6 thoughts on “A Survey about Surveys

  1. No more spring hires…district hadn’t screwed with any of our traditions for awhile and decided, “hey, spring hires- let’s fu$# with faculty and take that away.”

  2. Last survey I received asked about campus safety. It seemed to be targeted at people who drive to their campus.
    I work at Truman. It’s a war zone up there. No parking survey can adequately capture the fear & frustration of people who must dodge bullets in the street in order to get to school.

    If the survey makers asked useful questions, I might respond.

  3. Chris: that is ridiculously scary. You are right, a survey would not have helped at all. I did hear that Truman had built a fence and that there was a lot of money earmarked for security. Although, I can’t really see how that helps with flying bullets. Be safe.

    Philo-Dave and my angry fellow Spring hire:

    I tapped a source at District today to learn more about the No spring-hire rule currently in effect. My contact stated that the identity of the one who first suggested this and the one who has now implemented the rule is unknown. So, either I need a better source at district or the decision was made in the labyrinth of bureaucracy at District and no one knows. The reasoning seems to be that most institutes of higher education don’t have spring hires. Another reason is that a fall-only hire allows us to run a nationwide search and gives us more time to consider our choices. Where is Kamran when we need someone to count the fallacies in that reasoning?

    I can speak a little about this having been on numerous hiring committees. I’ll ignore the bandwagon reasoning (I can spot that one) of what other schools do. I would point out that we do have a nationwide search, resumés come from everywhere for the jobs we post. On occasion we do interview those from places others than Chicago. Most of us do not have a budget to fly potential candidates in so we skype with them or have a telephone interview. I don’t know if we have ever hired someone who we initially interviewed via computer/telephone. I would love to hear if anyone was hired via that method.

    Most people we hire come from right here in Chicago. Chicago is not a small town with a limited pool of candidates and we have excellent talent from which to choose. In fact, most people we hire, at least in the English/Speech/Theater dept. are adjuncts. I believe that 4 of our last 5 hires were adjuncts. I suppose the argument could be made that a longer search time would allow for a “better” class of candidates but I won’t make it, I too was an adjunct.

    So, apparently there would be a February deadline for Fall positions which would give us more time to consider candidates. As long as hiring is done by faculty, I doubt that length of time matters in the least. Most faculty are notorious procrastinators and will in fact wait until the last possible minute to schedule interviews. And fall hiring means summer interviewing (unless the committee is super motivated and complete the process before the end of the spring semester which would of course mean while still teaching and be little different then interviewing in the middle of fall semester, parenthetically:)) . So, faculty who may not be teaching in the summer are now required to come in and interview those potential hires. Which of course, we already do. A longer time to collect resumés just means more files to investigate. We already get LOTS of resumés.

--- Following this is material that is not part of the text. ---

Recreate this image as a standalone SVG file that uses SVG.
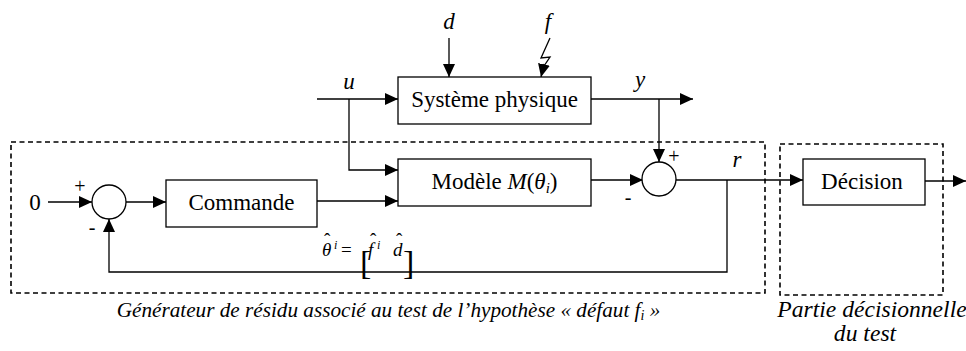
<svg xmlns="http://www.w3.org/2000/svg" width="966" height="351" viewBox="0 0 966 351">
<style>
  .box { fill: #fff; stroke: #000; stroke-width: 1.3; }
  .ln { fill: none; stroke: #000; stroke-width: 1.3; }
  .arr { marker-end: url(#ah); }
  .dash { fill: none; stroke: #000; stroke-width: 1.6; stroke-dasharray: 5 3.5; }
  .t { font-family: "Liberation Serif", serif; font-size: 23px; fill: #000; }
  .fm { font-family: "Liberation Serif", serif; font-size: 19px; fill: #000; }
  .cap { font-family: "Liberation Serif", serif; font-size: 21.2px; font-style: italic; fill: #000; }
  .cap2 { font-family: "Liberation Serif", serif; font-size: 23.6px; font-style: italic; fill: #000; }
  .it { font-style: italic; }
  .sg { font-family: "Liberation Serif", serif; font-size: 20px; fill: #000; }
</style>
<defs>
  <marker id="ah" markerUnits="userSpaceOnUse" markerWidth="14" markerHeight="12" refX="13" refY="6" orient="auto">
    <path d="M0,0 L13,6 L0,12 Z" fill="#000"/>
  </marker>
</defs>
<rect width="966" height="351" fill="#fff"/>

<g id="frames">
  <rect class="dash" x="11" y="142" width="754" height="151"/>
  <rect class="dash" x="780" y="144" width="163" height="151"/>
</g>

<g id="connectors">
  <line class="ln arr" x1="317" y1="99" x2="398" y2="99"/>
  <polyline class="ln arr" points="349,99 349,170 398,170"/>
  <line class="ln arr" x1="449" y1="38" x2="449" y2="77"/>
  <polyline class="ln" points="550,38 541,58 550,57 544,66"/>
  <line class="ln arr" x1="544" y1="64" x2="541" y2="77"/>
  <line class="ln arr" x1="591" y1="99" x2="693" y2="99"/>
  <line class="ln arr" x1="659" y1="99" x2="659" y2="162"/>
  <line class="ln arr" x1="48" y1="202" x2="92" y2="202"/>
  <line class="ln arr" x1="126" y1="202" x2="166" y2="202"/>
  <line class="ln arr" x1="317" y1="201" x2="398" y2="201"/>
  <line class="ln arr" x1="591" y1="180" x2="643" y2="180"/>
  <line class="ln arr" x1="676" y1="180" x2="803" y2="180"/>
  <polyline class="ln arr" points="727,180 727,272 109,272 109,219"/>
  <line class="ln arr" x1="925" y1="181" x2="966" y2="181"/>
</g>

<g id="systeme">
  <rect class="box" x="398" y="77" width="193" height="47"/>
  <text class="t" x="494.5" y="107" text-anchor="middle">Système physique</text>
</g>

<g id="commande">
  <rect class="box" x="166" y="180" width="151" height="47"/>
  <text class="t" x="241.5" y="210" text-anchor="middle">Commande</text>
</g>

<g id="modele">
  <rect class="box" x="398" y="159" width="193" height="47"/>
  <text class="t" x="494.5" y="189" text-anchor="middle">Modèle <tspan class="it">M</tspan>(<tspan class="it">θ</tspan><tspan class="it" font-size="15" dy="4">i</tspan><tspan dy="-4">)</tspan></text>
</g>

<g id="sum1">
  <circle class="box" cx="109" cy="202" r="17"/>
  <text class="sg" x="80" y="193" text-anchor="middle">+</text>
  <text class="sg" x="92" y="234" text-anchor="middle">-</text>
</g>

<g id="sum2">
  <circle class="box" cx="659" cy="179" r="17"/>
  <text class="sg" x="674" y="163" text-anchor="middle">+</text>
  <text class="sg" x="628" y="204" text-anchor="middle">-</text>
</g>

<g id="decision">
  <rect class="box" x="803" y="159" width="122" height="46"/>
  <text class="t" x="862" y="189" text-anchor="middle">Décision</text>
</g>

<g id="labels">
  <text class="t it" x="449" y="29" text-anchor="middle">d</text>
  <text class="t it" x="548" y="29" text-anchor="middle">f</text>
  <text class="t it" x="349" y="89" text-anchor="middle">u</text>
  <text class="t it" x="640" y="87" text-anchor="middle">y</text>
  <text class="t it" x="737" y="167" text-anchor="middle">r</text>
  <text class="t" x="35" y="210" text-anchor="middle">0</text>
</g>

<g id="formula">
  <text class="fm"><tspan class="it" x="322" y="256">θ</tspan><tspan x="324" y="246">ˆ</tspan><tspan class="it" font-size="12" x="334" y="249">i</tspan><tspan x="341" y="256">=</tspan><tspan font-size="34" x="360" y="274">[</tspan><tspan class="it" x="368" y="256">f</tspan><tspan x="370" y="246">ˆ</tspan><tspan class="it" font-size="12" x="377" y="249">i</tspan><tspan class="it" x="393" y="256">d</tspan><tspan x="396" y="246">ˆ</tspan><tspan font-size="34" x="403" y="274">]</tspan></text>
</g>

<g id="captions">
  <text class="cap" x="388.5" y="317" text-anchor="middle">Générateur de résidu associé au test de l’hypothèse « défaut f<tspan font-size="14" dy="3">i</tspan><tspan dy="-3"> »</tspan></text>
  <text class="cap2" x="872" y="317" text-anchor="middle">Partie décisionnelle</text>
  <text class="cap2" x="865" y="341" text-anchor="middle">du test</text>
</g>
</svg>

    Of course, the real reason behind this might have something to do with the tenure overall. The program has been set up to accommodate Fall-only hires. The person who made this fall-only hire decision might not realize just how flexible potential TAP leaders can be. It also seems likely that the person who made that decision did not actually talk to anyone who had served on a faculty hiring committee. If only they had sent a survey!

    • During the recent chairs’ meeting, President Laackman stated his main reason for pushing all hiring decisions to the fall is because that is when the new, and much improved tenure-process will begin. He stated that he didn’t want these spring hires to be at the tail-end of a discontinued system, watching their slightly junior peers undergo the worthier experience. They would experience the majority of the stressful and frustrating tenure process knowing that faculty and administrators judge the process as obsolete. The chairs seemed in agreement to this: none raised an objection, and this is a group that is generally ready to raise an objection. As someone who has just recently finished the current tenure process and jealously heard about some of the changes taking place, I must say that I agree with the president’s decision on this.

      As for the notion that all hiring will be more in-line with 4-year schools (ie, hiring in the winter for fall-time positions), I am more skeptical that this is a good plan.